Jérôme Moroge est, lui, catégorique : « Si on ne fait rien, dans dix ans, il ne se passera plus rien à Pierre-Bénite. Avec cette fusion, nous débloquons d’autres leviers. Par exemple, nous allons pouvoir geler la loi SRU, liée au nombre de logements sociaux sur trois ans. Avec une ville de 40 000 habitants, nous allons aussi pouvoir être éligibles à certains financements, notamment pour la rénovation urbaine. »
Une campagne municipale avant l’heure
Des questions, Jean-Charles Kohlhass en a beaucoup. Et, il le garantit, elles vont « rythmer toute l’année 2023 en termes de débat. Il est bien évident que nous allons solliciter la population pour débattre sur le sujet au gré des infos que l’on aura. Parce que, pour l’instant, il n’y a eu aucune étude fournie à qui que ce soit. Je pense qu’aucune n’a été réalisée. Il faut exiger une étude sur les coûts, ou bien sur l’évolution des taxes. Tout ça prend du temps. Le débat va être long. »
ll le reconnaît, cette année va donc prendre une tournure de campagne électorale avant les élections municipales de 2026. « S’ils réussissent à faire la fusion en 2024, et je n’y crois absolument pas, on n’aura qu’un an de débat. Mais si cela est reporté, ce sera aussi la question centrale des prochaines municipales. C’est intéressant pour le projet politique et pour le débat. »
Thierry Mounib voit, lui, encore plus loin : « C’est à se demander si tout ça, ce n’est pas une manœuvre politique. Cela expliquerait leur intérêt. » Pour asseoir la droite sur cette commune nouvelle… Ou pour les prochaines législatives. « Notre maire a échoué deux fois, peut-être que comme ça il serait mieux placé ? »
Jérôme Moroge et Clotilde Pouzergue ont encore beaucoup de travail pour convaincre et rassurer.

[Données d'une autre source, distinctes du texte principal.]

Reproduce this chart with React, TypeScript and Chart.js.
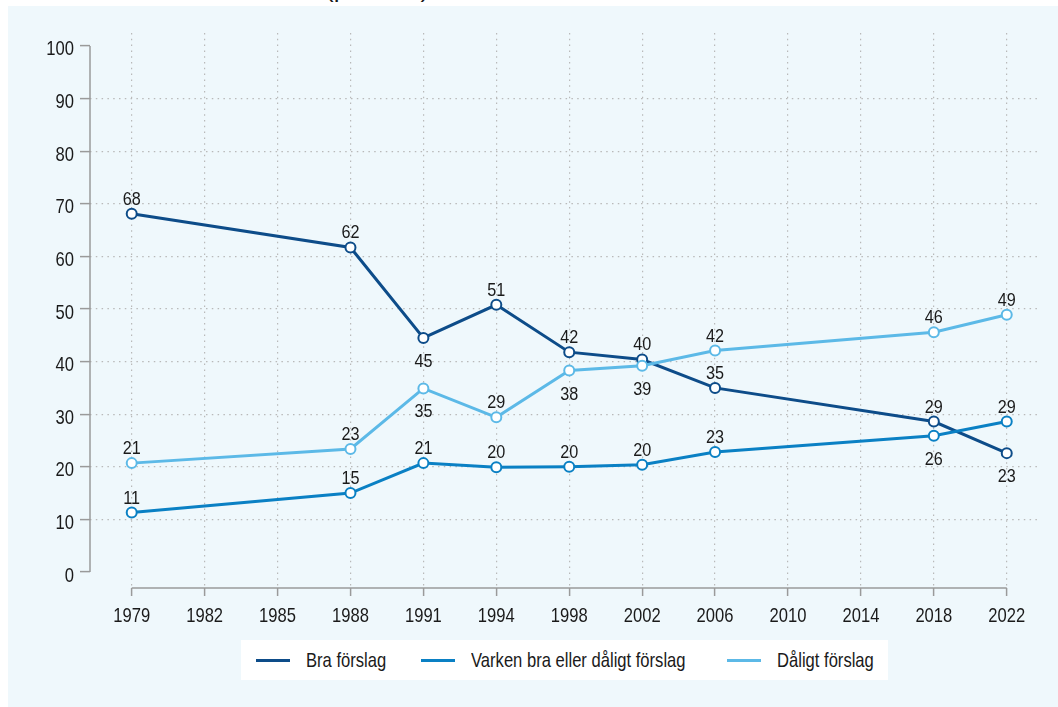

Dans la section commentaires, sous leur Facebook Live, les avis se sont multipliés. Et hormis quelques messages de soutien, la plupart des internautes semblent inquiets et rétifs à cette idée de fusion. Un message est repris en boucle : « Pierbé doit rester Pierbé ! » Une pétition a même été lancée, récoltant près de 1 500 signatures en une semaine, réclamant un référendum citoyen.